Peel the bananas and cut them in half lengthways. Dip each into the batter to coat completely then deep-fry three at a time in hot oil until crisp and golden (should take about 2 - 3 minutes). Drain on crumpled kitchen paper and keep warm whilst frying the remaining bananas.
Serve on a warm plate and sprinkle with caster sugar. Serve the cream separately for everyone to help themselves.

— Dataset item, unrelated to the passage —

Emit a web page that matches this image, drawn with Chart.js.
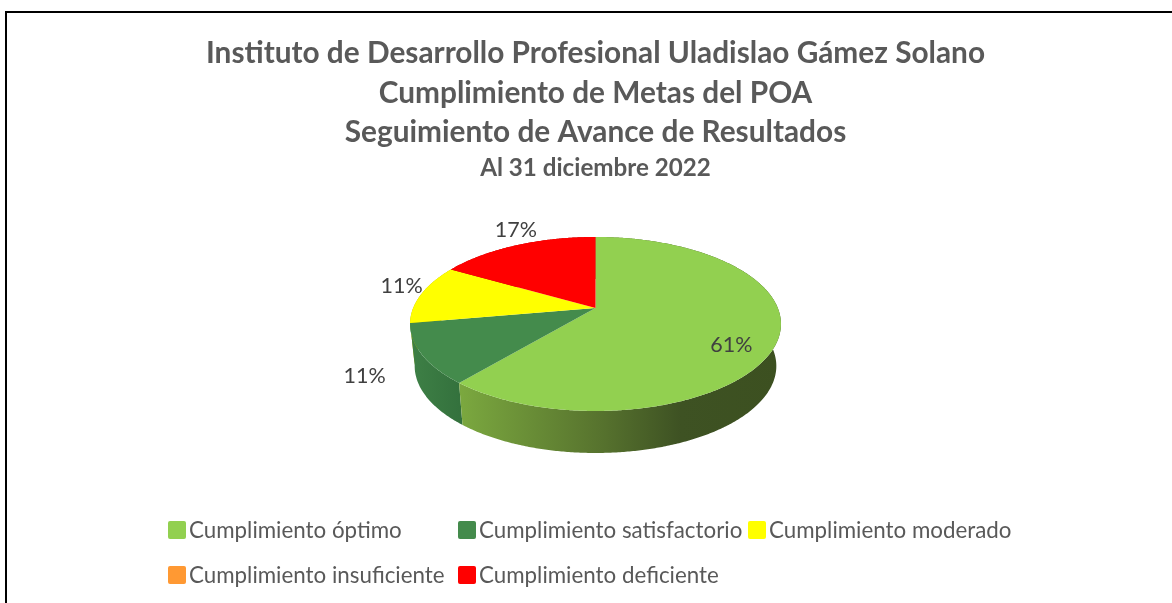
<!DOCTYPE html>
<html lang="es"><head><meta charset="utf-8">
<style>html,body{margin:0;padding:0;background:#fff}canvas{display:block}</style>
<script src="https://cdn.jsdelivr.net/npm/chart.js@4"></script>
</head><body><canvas id="c" width="1172" height="603"></canvas>
<script>
const titleLines = ["Instituto de Desarrollo Profesional Uladislao Gámez Solano","Cumplimiento de Metas del POA","Seguimiento de Avance de Resultados"];
const subtitleLine = "Al 31 diciembre 2022";
const categories = ["Cumplimiento óptimo","Cumplimiento satisfactorio","Cumplimiento moderado","Cumplimiento insuficiente","Cumplimiento deficiente"];
const values = [11,2,2,0,3];
const sliceColors = ["#92D050","#448B4C","#FFFF00","#FF9933","#FF0000"];

const FONT = "Lato, Carlito, sans-serif";
const legendSlots = [[168,530],[458,530],[748,530],[168,575],[458,575]];
const labelOffsets = [[-47,5],[-57,21],[-20,-9],[0,0],[-1,-16]];
const wallStops = [
  [[460,"#7BA83F"],[600,"#57732E"],[680,"#3E5223"],[781,"#3C5020"]],
  [[410,"#3E8046"],[465,"#33703C"]],
  [[410,"#B3B300"],[465,"#B3B300"]],
  [[410,"#B36B24"],[465,"#B36B24"]],
  [[410,"#B30000"],[465,"#B30000"]]
];
const P = 0.184, YSCALE = 0.4612;
const BOTTOM = {p:0.184, scale:0.975, ydrop:42, yscale:0.4612};

function rim(arc, a){
  const u=Math.cos(a), v=Math.sin(a), w=1-P*v, R=arc.outerRadius;
  return [arc.x+R*u/w, arc.y+R*YSCALE*v/w];
}
function rimLow(arc, a){
  const u=Math.cos(a), v=Math.sin(a), w=1-BOTTOM.p*v, R=arc.outerRadius;
  return [arc.x+R*BOTTOM.scale*u/w, arc.y+BOTTOM.ydrop+R*BOTTOM.yscale*v/w];
}
const STEP = Math.PI/360;
function sweep(s,e){const out=[];const n=Math.max(1,Math.ceil((e-s)/STEP));for(let i=0;i<=n;i++)out.push(s+(e-s)*i/n);return out;}

const pie3d = {
  id:"pie3d",
  beforeDraw(chart){
    const c=chart.ctx; c.save();
    c.fillStyle="#fff"; c.fillRect(0,0,chart.width,chart.height);
    c.strokeStyle="#000"; c.lineWidth=2;
    c.beginPath(); c.moveTo(chart.width,12); c.lineTo(6,12); c.lineTo(6,chart.height); c.stroke();
    c.restore();
  },
  beforeDatasetDraw(chart,args){
    const c=chart.ctx, arcs=args.meta.data;
    c.save();
    for(let i=arcs.length-1;i>=0;i--){
      const arc=arcs[i];
      if(arc.endAngle-arc.startAngle<=0) continue;
      const x0=wallStops[i][0][0], x1=wallStops[i][wallStops[i].length-1][0];
      const g=c.createLinearGradient(x0,0,x1,0);
      wallStops[i].forEach(s=>g.addColorStop((s[0]-x0)/(x1-x0),s[1]));
      const as=sweep(arc.startAngle,arc.endAngle);
      c.beginPath();
      as.forEach((a,k)=>{const p=rim(arc,a);k?c.lineTo(p[0],p[1]):c.moveTo(p[0],p[1]);});
      as.slice().reverse().forEach(a=>{const p=rimLow(arc,a);c.lineTo(p[0],p[1]);});
      c.closePath(); c.fillStyle=g; c.fill();
    }
    arcs.forEach((arc,i)=>{
      if(arc.endAngle-arc.startAngle<=0) return;
      c.beginPath(); c.moveTo(arc.x,arc.y);
      sweep(arc.startAngle,arc.endAngle).forEach(a=>{const p=rim(arc,a);c.lineTo(p[0],p[1]);});
      c.closePath(); c.fillStyle=arc.options.backgroundColor; c.fill();
    });
    c.fillStyle="#404040"; c.font="21.5px "+FONT; c.textAlign="center"; c.textBaseline="middle";
    const total=values.reduce((s,v)=>s+v,0);
    arcs.forEach((arc,i)=>{
      if(!values[i]) return;
      const p=rim(arc,(arc.startAngle+arc.endAngle)/2);
      c.fillText(Math.round(values[i]/total*100)+"%",p[0]+labelOffsets[i][0],p[1]+labelOffsets[i][1]+1);
    });
    c.restore();
    return false;
  },
  afterDraw(chart){
    const c=chart.ctx; c.save();
    c.font="22.35px "+FONT; c.textBaseline="middle"; c.textAlign="left";
    categories.forEach((t,i)=>{
      const [x,y]=legendSlots[i];
      c.fillStyle=sliceColors[i];
      c.beginPath(); c.roundRect(x,y-9,18,18,2); c.fill();
      c.fillStyle="#595959"; c.fillText(t,x+21,y+1);
    });
    c.restore();
  }
};

new Chart(document.getElementById("c"),{
  type:"pie",
  data:{labels:categories,datasets:[{data:values,backgroundColor:sliceColors,borderWidth:0,radius:182.3}]},
  options:{
    responsive:false,animation:false,events:[],
    layout:{padding:{left:19,right:0,top:16,bottom:171}},
    plugins:{
      legend:{display:false},tooltip:{enabled:false},
      title:{display:true,text:titleLines,color:"#595959",font:{family:FONT,size:29.8,weight:"bold",lineHeight:1.325},padding:{top:18,bottom:0}},
      subtitle:{display:true,text:subtitleLine,color:"#595959",font:{family:FONT,size:24.2,weight:"bold",lineHeight:1.3},padding:{top:0,bottom:0}}
    }
  },
  plugins:[pie3d]
});
</script></body></html>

Despite the forecast saying it would be cooler and less humid, our gauge still shows the humidity at 71% this morning (yesterday it was lower), but it certainly is cooler. The day began with rain but it seems already to have cleared up and the skies are showing a bit of blue so there is hope. Am wishing to go out with Norris this afternoon to take some rosemary to the butcher, but won't prune the bush until am sure - there is always tomorrow - or next week (or the week after).
It's certainly turned a lot windier - and I HATE wind for it always blows the curls out of my hair (I have naturally very straight and baby fine hair and when it flops flat look like a very sad spaniel). Yes, I could wear a scarf but then that flattens my hair and it never stands up again despite brushing (which then removes the curl) so am very much a fair-weather person when it comes to venturing forth into the world of people. As my only good feature was my hair (and only in Leeds when it was done to my satisfaction, here in Morecambe Norma can only do 'cauliflower head' styles) there is nothing of me left that is worth revealing to the general public. Have I got an inferiority complex or what?

Enough of me and my thoughts. Time I stopped the niggles about others beliefs and sorted my own life out. Am trying to be good - even letting B watch all the programmes he wishes to see and denying myself the ones i prefer. Will that get me to heaven I wonder? Doubt it. At my age heaven's pearly gates are already appearing above the horizon, and that's a bit scary. We all believe we will live for years and years more and it's not very nice knowing that any day now the grim reaper could strike and no-one will mind "because she lived to a great age anyway". Well, I'd mind.

Goodness me, what is leading me down that path. Had better turn at the next T junction and do more with the rest of my time. So today had better make a start. Think positive, there will always be a tomorrow. See you then. God Willing!